The importance of a currency when it comes to ad trading is no different. A single set of agreed metrics, measured the same way for everyone, creates a level playing field in which the market can be equally informed about their investment strategies.

All of the players in an advertising market (advertisers, agencies and publishers) have their own internal data to track how they are performing. This data helps companies set their agendas, objectives and plans for success. But, no two datasets are the same, nor do they measure the same things. This can make it difficult for companies to gauge how they’re tracking against their competitors, or compare the merits of any one medium against another when planning ad investment strategies.

To address this specific challenge, advertising markets the world over have become adept at using ‘joint industry committees’ and other industry associations to set or select methodologies of measurement that suit the conditions of their own trading environment. It can be confronting and challenging, as agreeing on things with your fiercest competitors is never easy – but the rewards are generous when the complexity of data surrounding investment decisions is removed for advertisers.

Fortunately, when it comes to an industry working together for common good, Australian content producers and publishers are a shining example, particularly when it comes to audience measurement.For television audience measurement, OzTAM and Regional TAM have one of the most forward-thinking and hands-on approaches globally. Commercial Radio Australia also has a strong and vibrant trading currency for traditional radio advertising.

Case Example: Digital Ad Trading in Australia

When it comes to measuring the consumption of digital content (reading/watching/listening), the Australia market is endorsed by the Interactive Advertising Bureau (IAB) Australia. This association largely represents the interests of digital publishers (pure online businesses as well as TV networks, print media and commercial radio networks), but also includes significant consultation with the Media Federation of Australia (MFA). The MFA is the primary association representing media planning agencies, and last year spent more than $10 billion of advertiser investment across mainstream media.
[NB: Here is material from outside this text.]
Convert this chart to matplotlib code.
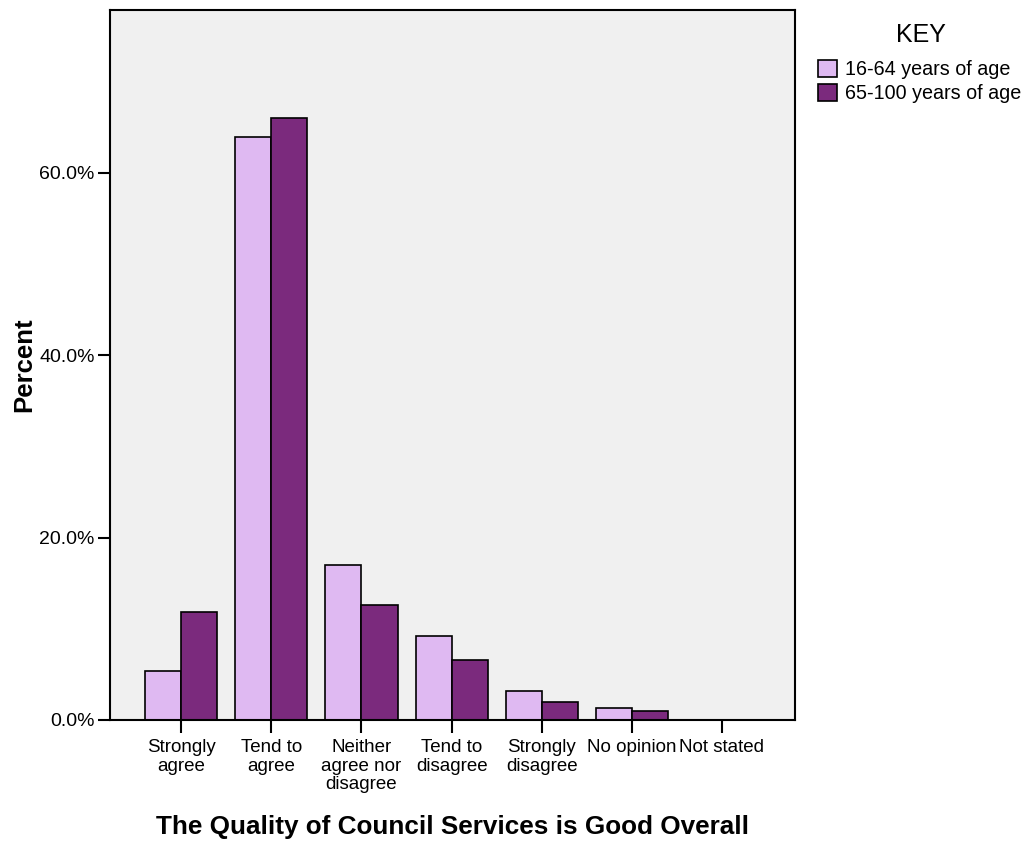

When Nielsen first became the endorsed measure of audiences to digital content in 2011, total digital ad spending in Australia has climbed from $2.8 billion to $4.6 billion for the calendar year just ended, according to PWC and IAB Australia. It’s been quite a ride. It’s also provided a window of opportunity in solving the next phase of the digital measurement puzzle: getting a better understanding of how consumers use mobile devices, and finding a better way to measure content with smaller audiences.

How industry collaboration can drive better results

When an industry body has negotiated and selected a measurement methodology on behalf of its members, there will always be ongoing discussion on how it can be further improved. For vendors such as Nielsen and its competitors, this kind of debate, when channelled through an industry association, helps prioritise investment, innovation and most importantly iteration in their methodologies to deliver a better result for the whole of industry, and not just for its biggest players.

Just as the Euro allows member countries to benchmark their economic performance against the market, having an independent currency for digital ad trading works in a similar way. It is essential in driving market unity by providing a single metric to trade and measure advertising, while still giving companies the ability to use their own internal datasets to make decisions that benefit their individual business.